В служебном помещении было сумрачно. На столе закипал электрический чайник, и пар из носика смешивался с клубами табачного дыма, которым Федяев окутывал себя, словно в этой завесе ему легче дышалось.

– Жить ему оставалось недолго. Фактически он уже был инвалидом. Печень, почки, головной мозг, почти все – сплошь патологии, медицинский справочник нарколога. В любой момент один из органов мог запросто остановиться. Сердце – это случайность, уверяю тебя… Ну, что еще? Застарелые следы многочисленных инъекций. Есть свежие, но и более профессиональные… В крови следы кое-каких препаратов, что обычно применяют в наркологических клиниках. Выводы сделаешь сама, но думаю, совсем недавно он проходил курс очистки организма… у них это называется – «омолодиться».

– У кого – у них? – зачем-то спросила Кира.

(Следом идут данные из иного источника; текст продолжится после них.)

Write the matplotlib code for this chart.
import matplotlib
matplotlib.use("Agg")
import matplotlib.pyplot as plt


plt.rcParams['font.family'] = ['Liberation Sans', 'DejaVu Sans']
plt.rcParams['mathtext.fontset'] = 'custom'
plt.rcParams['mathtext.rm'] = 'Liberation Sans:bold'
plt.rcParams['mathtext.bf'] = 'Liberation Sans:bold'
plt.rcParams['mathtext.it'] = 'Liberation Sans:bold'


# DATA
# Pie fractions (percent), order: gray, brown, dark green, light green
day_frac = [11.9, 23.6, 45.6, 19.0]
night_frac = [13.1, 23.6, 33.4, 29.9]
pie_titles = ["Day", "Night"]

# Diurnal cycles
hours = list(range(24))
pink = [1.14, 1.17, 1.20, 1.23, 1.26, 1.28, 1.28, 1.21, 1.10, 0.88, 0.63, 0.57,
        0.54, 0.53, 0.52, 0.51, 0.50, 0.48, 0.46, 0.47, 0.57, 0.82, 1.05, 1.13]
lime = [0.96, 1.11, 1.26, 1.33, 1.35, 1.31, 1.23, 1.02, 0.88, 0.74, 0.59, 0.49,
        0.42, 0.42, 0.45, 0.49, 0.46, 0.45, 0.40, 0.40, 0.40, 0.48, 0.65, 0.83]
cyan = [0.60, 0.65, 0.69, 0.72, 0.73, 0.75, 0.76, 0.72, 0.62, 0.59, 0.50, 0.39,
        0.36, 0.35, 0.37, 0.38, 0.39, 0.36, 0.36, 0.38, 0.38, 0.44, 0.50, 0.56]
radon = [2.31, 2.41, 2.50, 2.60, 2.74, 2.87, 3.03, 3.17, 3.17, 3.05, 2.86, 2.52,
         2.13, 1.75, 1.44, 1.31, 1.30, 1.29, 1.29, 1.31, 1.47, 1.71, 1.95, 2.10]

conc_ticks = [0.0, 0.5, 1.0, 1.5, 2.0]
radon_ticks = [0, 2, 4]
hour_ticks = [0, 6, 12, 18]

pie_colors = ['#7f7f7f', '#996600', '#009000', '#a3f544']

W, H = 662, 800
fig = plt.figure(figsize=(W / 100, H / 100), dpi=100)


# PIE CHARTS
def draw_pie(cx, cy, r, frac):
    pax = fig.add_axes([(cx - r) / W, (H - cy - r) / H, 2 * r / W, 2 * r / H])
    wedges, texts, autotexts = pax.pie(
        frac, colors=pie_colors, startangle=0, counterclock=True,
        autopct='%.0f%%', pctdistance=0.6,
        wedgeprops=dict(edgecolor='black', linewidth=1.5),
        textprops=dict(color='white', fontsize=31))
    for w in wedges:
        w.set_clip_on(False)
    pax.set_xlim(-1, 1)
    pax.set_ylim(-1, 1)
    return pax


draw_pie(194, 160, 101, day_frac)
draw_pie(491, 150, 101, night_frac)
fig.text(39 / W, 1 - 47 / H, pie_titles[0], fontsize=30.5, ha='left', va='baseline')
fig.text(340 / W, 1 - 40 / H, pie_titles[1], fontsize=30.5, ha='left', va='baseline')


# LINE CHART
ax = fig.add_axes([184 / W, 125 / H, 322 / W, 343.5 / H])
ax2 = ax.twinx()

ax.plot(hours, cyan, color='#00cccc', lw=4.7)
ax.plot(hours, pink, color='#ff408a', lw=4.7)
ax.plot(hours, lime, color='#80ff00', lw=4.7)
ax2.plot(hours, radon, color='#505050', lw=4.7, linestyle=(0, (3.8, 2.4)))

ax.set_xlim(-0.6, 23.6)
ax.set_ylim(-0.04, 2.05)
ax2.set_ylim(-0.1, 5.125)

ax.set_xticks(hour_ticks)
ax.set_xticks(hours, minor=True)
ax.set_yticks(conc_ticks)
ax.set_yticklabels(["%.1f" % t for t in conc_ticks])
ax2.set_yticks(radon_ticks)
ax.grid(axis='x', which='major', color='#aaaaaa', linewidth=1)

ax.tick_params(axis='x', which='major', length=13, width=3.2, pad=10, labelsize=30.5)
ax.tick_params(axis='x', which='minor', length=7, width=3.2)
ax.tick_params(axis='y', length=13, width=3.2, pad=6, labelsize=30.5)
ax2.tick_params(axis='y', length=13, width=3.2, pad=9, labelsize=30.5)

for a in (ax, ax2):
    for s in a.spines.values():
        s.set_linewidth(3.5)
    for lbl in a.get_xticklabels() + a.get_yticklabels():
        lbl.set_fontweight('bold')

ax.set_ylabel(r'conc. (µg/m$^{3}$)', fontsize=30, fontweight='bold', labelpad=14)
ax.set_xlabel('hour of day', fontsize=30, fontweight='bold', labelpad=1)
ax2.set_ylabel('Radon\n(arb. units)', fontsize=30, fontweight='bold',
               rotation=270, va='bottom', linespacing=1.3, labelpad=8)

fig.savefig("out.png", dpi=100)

– У них, Кира, у них, – покивал Федяев. – В отчете, разумеется, я этого не писал, но тогда сразу подумал, что этот ребенок долгое время жил на улице, бродяжничал… Впрочем, что я? Так ведь оно и оказалось?

Кира промолчала, пальцы сжимали кружку, не чувствуя жара. Да, личность мальчика установили очень быстро, в первые же сутки, почти одновременно с получением заключения судмедэкспертов. Сазонов Кирилл Степанович, по прозвищу Кыша, 1996 года рождения, уроженец села Знаменское Лысьгорского района области, состоящий на учете в детской комнате милиции Ленинского РОВД города Кирчановска и находящийся в розыске по заявлению директора детского дома № 6 трехлетней давности. Тогда Кыша сбежал в последний раз.

– Он букву «р» не выговаривал, – рассказывала капитан Нефедова, начальник детской комнаты. – А любимое выражение – «крыша поехала!». «У вас кыша поехала? Да?» Это он у меня спрашивал. И не только у меня, конечно. «Кыша поехала? Кыша поехала»… Вот его и окрестили на улице… Три месяца назад мы нашли его в наркодиспансере на Аграновского: пришел сам, но курс лечения не закончил, сбежал.

– У него есть родители? – спросила Кира.

Увядшее лицо капитана с аккуратным, едва заметным макияжем скривилось, мешки под глазами проступили четче.

– Отец убит в местах лишения свободы семь лет назад. Мать – алкоголичка, ее лишили родительских прав, когда ребенку было шесть. Я была у нее вчера. Она не поняла, что произошло. Кричала только: «Какой сын?! Не знаю ничего!» Пьяная, конечно, до синевы. Двадцать девять лет, но по виду не скажешь: может, и сорок, а может, и все восемьдесят…

* * *

Порыв ветра уныло свистнул сквозь неплотно пригнанные рамы. Кира вздрогнула и очнулась. Город погружался в густые темно-синие сумерки, словно тонул в безбрежном грозовом океане. Девушка прошла за свой стол и уселась в кресло, не зажигая света. Тощая папка с делом Кирилла Сазонова, придавленная большим канцелярским дыроколом, словно кладбищенской землей, притягивала взгляд и, казалось, светилась в полумраке.

Кышу похоронили сегодня. Оснований для возбуждения уголовного дела у Киры нет. Все. Точка.

Щека у Киры вновь сломалась, и она торопливо приложила к ней ладонь, словно надеялась удержать расходящиеся обломки. Оснований нет, подумала она, оснований нет. Прижала ладонь сильнее и подумала еще: «Нет ли?» Не торопись, не торопись, сдерживала она бездумное упрямство, что у тебя есть?

Первое – гримаса, исказившая лицо мальчика.